**Supplied data:**

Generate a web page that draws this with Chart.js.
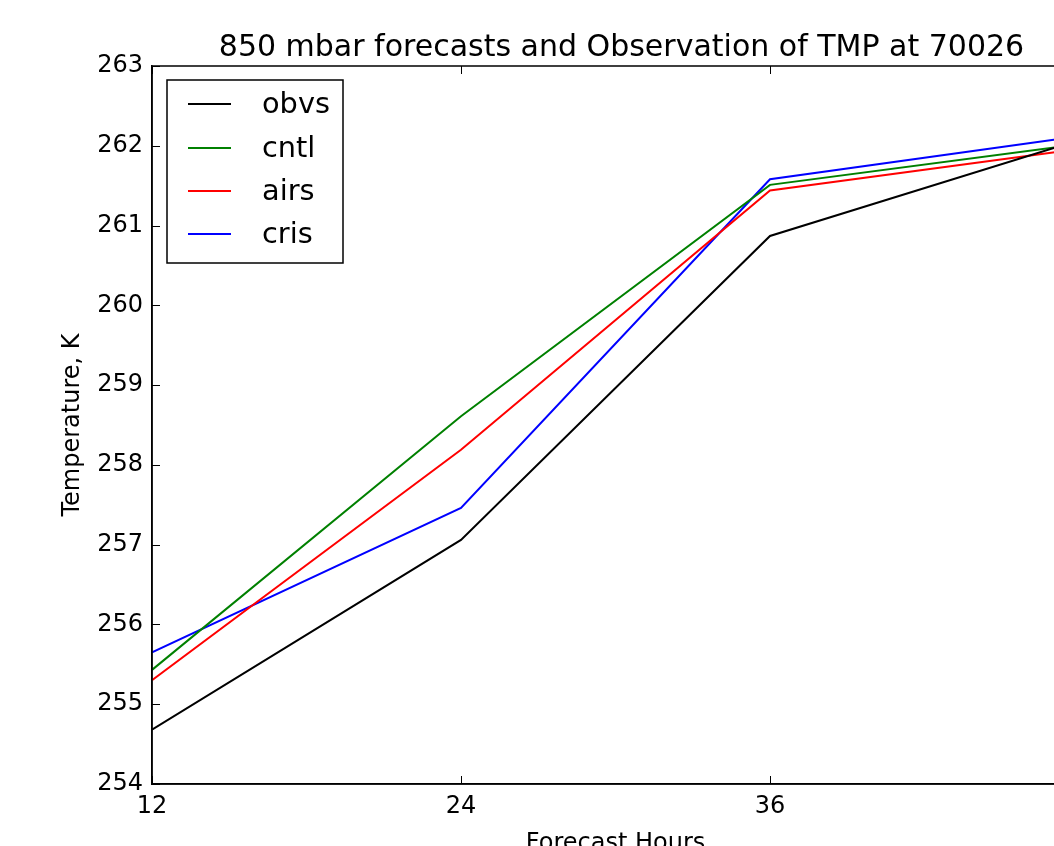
<!DOCTYPE html>
<html><head><meta charset="utf-8">
<script src="https://cdn.jsdelivr.net/npm/chart.js@4.4.0/dist/chart.umd.min.js"></script>
<style>
html,body{margin:0;padding:0;overflow:hidden;background:#fff;width:1054px;height:846px}
#wrap{position:absolute;left:0;top:0;width:1150px;height:880px}
</style>
</head><body>
<div id="wrap"><canvas id="c" width="1150" height="880"></canvas></div>
<script>
// ---- data ----
const hours = [12, 24, 36, 48];
const obvs = [254.68, 257.06, 260.87, 262.07];
const cntl = [255.43, 258.61, 261.51, 262.02];
const airs = [255.30, 258.19, 261.44, 261.96];
const cris = [255.65, 257.46, 261.58, 262.12];
const seriesNames = ['obvs', 'cntl', 'airs', 'cris'];
const seriesValues = [obvs, cntl, airs, cris];
const seriesColors = ['#000000', '#008000', '#ff0000', '#0000ff'];
const xTicks = [12, 24, 36, 48];
const yTicks = [254, 255, 256, 257, 258, 259, 260, 261, 262, 263];
const titleText = '850 mbar forecasts and Observation of TMP at 70026';
const xLabel = 'Forecast Hours';
const yLabel = 'Temperature, K';

const FONT = "'DejaVu Sans', 'Bitstream Vera Sans', sans-serif";
const W = 1150, H = 880;
const PLOT_LEFT = 152, PLOT_TOP = 66, PLOT_RIGHT = 1079, PLOT_BOTTOM = 784;

const datasets = seriesNames.map((n, i) => ({
  label: n,
  data: hours.map((h, j) => ({x: h, y: seriesValues[i][j]})),
  borderColor: seriesColors[i],
  backgroundColor: seriesColors[i],
  borderWidth: 2,
  pointRadius: 0,
  tension: 0,
  fill: false
}));

const decor = {
  id: 'decor',
  afterDraw(chart) {
    const ctx = chart.ctx;
    const a = chart.chartArea;
    const xs = chart.scales.x, ys = chart.scales.y;
    ctx.save();
    // frame (top & right spines)
    ctx.strokeStyle = '#000';
    ctx.lineWidth = 1.5;
    ctx.strokeRect(a.left, a.top, a.right - a.left, a.bottom - a.top);
    // inward ticks
    ctx.lineWidth = 1;
    const TL = 8;
    ctx.beginPath();
    xTicks.forEach(v => {
      const px = Math.round(xs.getPixelForValue(v)) + 0.5;
      ctx.moveTo(px, a.bottom); ctx.lineTo(px, a.bottom - TL);
      ctx.moveTo(px, a.top); ctx.lineTo(px, a.top + TL);
    });
    yTicks.forEach(v => {
      const py = Math.round(ys.getPixelForValue(v)) + 0.5;
      ctx.moveTo(a.left, py); ctx.lineTo(a.left + TL, py);
      ctx.moveTo(a.right, py); ctx.lineTo(a.right - TL, py);
    });
    ctx.stroke();
    // title
    ctx.fillStyle = '#000';
    ctx.font = '30px ' + FONT;
    ctx.textAlign = 'center';
    ctx.textBaseline = 'alphabetic';
    ctx.fillText(titleText, (a.left + a.right) / 2 + 6, 56);
    // legend
    const bx = 167, by = 80, bw = 176, bh = 183;
    ctx.fillStyle = '#fff';
    ctx.fillRect(bx, by, bw, bh);
    ctx.strokeStyle = '#000';
    ctx.lineWidth = 1.5;
    ctx.strokeRect(bx, by, bw, bh);
    const rowY = [104, 148, 191, 234];
    chart.data.datasets.forEach((ds, i) => {
      const y = rowY[i];
      ctx.strokeStyle = ds.borderColor;
      ctx.lineWidth = 2;
      ctx.beginPath();
      ctx.moveTo(188, y); ctx.lineTo(231, y);
      ctx.stroke();
      ctx.fillStyle = '#000';
      ctx.font = '28.8px ' + FONT;
      ctx.textAlign = 'left';
      ctx.textBaseline = 'middle';
      ctx.fillText(ds.label, 262, y + 2);
    });
    ctx.restore();
  }
};

new Chart(document.getElementById('c'), {
  type: 'line',
  data: {datasets},
  options: {
    responsive: false,
    animation: false,
    layout: {padding: {top: PLOT_TOP, right: W - PLOT_RIGHT, left: 0, bottom: 0}},
    plugins: {legend: {display: false}, tooltip: {enabled: false}, title: {display: false}},
    scales: {
      x: {
        type: 'linear', min: 12, max: 48,
        afterBuildTicks: s => { s.ticks = xTicks.map(v => ({value: v})); },
        afterFit: s => { s.height = H - PLOT_BOTTOM; },
        grid: {display: false, drawTicks: false},
        border: {display: true, color: '#000', width: 1.5},
        ticks: {color: '#000', font: {family: FONT, size: 24}, padding: 8, maxRotation: 0, autoSkip: false},
        title: {display: true, text: xLabel, color: '#000', font: {family: FONT, size: 24}, padding: {top: 0, bottom: 22}}
      },
      y: {
        type: 'linear', min: 254, max: 263,
        afterBuildTicks: s => { s.ticks = yTicks.map(v => ({value: v})); },
        afterFit: s => { s.width = PLOT_LEFT; },
        grid: {display: false, drawTicks: false},
        border: {display: true, color: '#000', width: 1.5},
        ticks: {color: '#000', font: {family: FONT, size: 24}, padding: 9, autoSkip: false},
        title: {display: true, text: yLabel, color: '#000', font: {family: FONT, size: 24}, padding: {top: 58, bottom: 0}}
      }
    }
  },
  plugins: [decor]
});
</script>
</body></html>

**Task statement:**
Ignore the images and quote every line of the listing exactly.

**Correct result:**
Generate a web page that draws this with Chart.js.
<!DOCTYPE html>
<html><head><meta charset="utf-8">
<script src="https://cdn.jsdelivr.net/npm/chart.js@4.4.0/dist/chart.umd.min.js"></script>
<style>
html,body{margin:0;padding:0;overflow:hidden;background:#fff;width:1054px;height:846px}
#wrap{position:absolute;left:0;top:0;width:1150px;height:880px}
</style>
</head><body>
<div id="wrap"><canvas id="c" width="1150" height="880"></canvas></div>
<script>
// ---- data ----
const hours = [12, 24, 36, 48];
const obvs = [254.68, 257.06, 260.87, 262.07];
const cntl = [255.43, 258.61, 261.51, 262.02];
const airs = [255.30, 258.19, 261.44, 261.96];
const cris = [255.65, 257.46, 261.58, 262.12];
const seriesNames = ['obvs', 'cntl', 'airs', 'cris'];
const seriesValues = [obvs, cntl, airs, cris];
const seriesColors = ['#000000', '#008000', '#ff0000', '#0000ff'];
const xTicks = [12, 24, 36, 48];
const yTicks = [254, 255, 256, 257, 258, 259, 260, 261, 262, 263];
const titleText = '850 mbar forecasts and Observation of TMP at 70026';
const xLabel = 'Forecast Hours';
const yLabel = 'Temperature, K';

const FONT = "'DejaVu Sans', 'Bitstream Vera Sans', sans-serif";
const W = 1150, H = 880;
const PLOT_LEFT = 152, PLOT_TOP = 66, PLOT_RIGHT = 1079, PLOT_BOTTOM = 784;

const datasets = seriesNames.map((n, i) => ({
  label: n,
  data: hours.map((h, j) => ({x: h, y: seriesValues[i][j]})),
  borderColor: seriesColors[i],
  backgroundColor: seriesColors[i],
  borderWidth: 2,
  pointRadius: 0,
  tension: 0,
  fill: false
}));

const decor = {
  id: 'decor',
  afterDraw(chart) {
    const ctx = chart.ctx;
    const a = chart.chartArea;
    const xs = chart.scales.x, ys = chart.scales.y;
    ctx.save();
    // frame (top & right spines)
    ctx.strokeStyle = '#000';
    ctx.lineWidth = 1.5;
    ctx.strokeRect(a.left, a.top, a.right - a.left, a.bottom - a.top);
    // inward ticks
    ctx.lineWidth = 1;
    const TL = 8;
    ctx.beginPath();
    xTicks.forEach(v => {
      const px = Math.round(xs.getPixelForValue(v)) + 0.5;
      ctx.moveTo(px, a.bottom); ctx.lineTo(px, a.bottom - TL);
      ctx.moveTo(px, a.top); ctx.lineTo(px, a.top + TL);
    });
    yTicks.forEach(v => {
      const py = Math.round(ys.getPixelForValue(v)) + 0.5;
      ctx.moveTo(a.left, py); ctx.lineTo(a.left + TL, py);
      ctx.moveTo(a.right, py); ctx.lineTo(a.right - TL, py);
    });
    ctx.stroke();
    // title
    ctx.fillStyle = '#000';
    ctx.font = '30px ' + FONT;
    ctx.textAlign = 'center';
    ctx.textBaseline = 'alphabetic';
    ctx.fillText(titleText, (a.left + a.right) / 2 + 6, 56);
    // legend
    const bx = 167, by = 80, bw = 176, bh = 183;
    ctx.fillStyle = '#fff';
    ctx.fillRect(bx, by, bw, bh);
    ctx.strokeStyle = '#000';
    ctx.lineWidth = 1.5;
    ctx.strokeRect(bx, by, bw, bh);
    const rowY = [104, 148, 191, 234];
    chart.data.datasets.forEach((ds, i) => {
      const y = rowY[i];
      ctx.strokeStyle = ds.borderColor;
      ctx.lineWidth = 2;
      ctx.beginPath();
      ctx.moveTo(188, y); ctx.lineTo(231, y);
      ctx.stroke();
      ctx.fillStyle = '#000';
      ctx.font = '28.8px ' + FONT;
      ctx.textAlign = 'left';
      ctx.textBaseline = 'middle';
      ctx.fillText(ds.label, 262, y + 2);
    });
    ctx.restore();
  }
};

new Chart(document.getElementById('c'), {
  type: 'line',
  data: {datasets},
  options: {
    responsive: false,
    animation: false,
    layout: {padding: {top: PLOT_TOP, right: W - PLOT_RIGHT, left: 0, bottom: 0}},
    plugins: {legend: {display: false}, tooltip: {enabled: false}, title: {display: false}},
    scales: {
      x: {
        type: 'linear', min: 12, max: 48,
        afterBuildTicks: s => { s.ticks = xTicks.map(v => ({value: v})); },
        afterFit: s => { s.height = H - PLOT_BOTTOM; },
        grid: {display: false, drawTicks: false},
        border: {display: true, color: '#000', width: 1.5},
        ticks: {color: '#000', font: {family: FONT, size: 24}, padding: 8, maxRotation: 0, autoSkip: false},
        title: {display: true, text: xLabel, color: '#000', font: {family: FONT, size: 24}, padding: {top: 0, bottom: 22}}
      },
      y: {
        type: 'linear', min: 254, max: 263,
        afterBuildTicks: s => { s.ticks = yTicks.map(v => ({value: v})); },
        afterFit: s => { s.width = PLOT_LEFT; },
        grid: {display: false, drawTicks: false},
        border: {display: true, color: '#000', width: 1.5},
        ticks: {color: '#000', font: {family: FONT, size: 24}, padding: 9, autoSkip: false},
        title: {display: true, text: yLabel, color: '#000', font: {family: FONT, size: 24}, padding: {top: 58, bottom: 0}}
      }
    }
  },
  plugins: [decor]
});
</script>
</body></html>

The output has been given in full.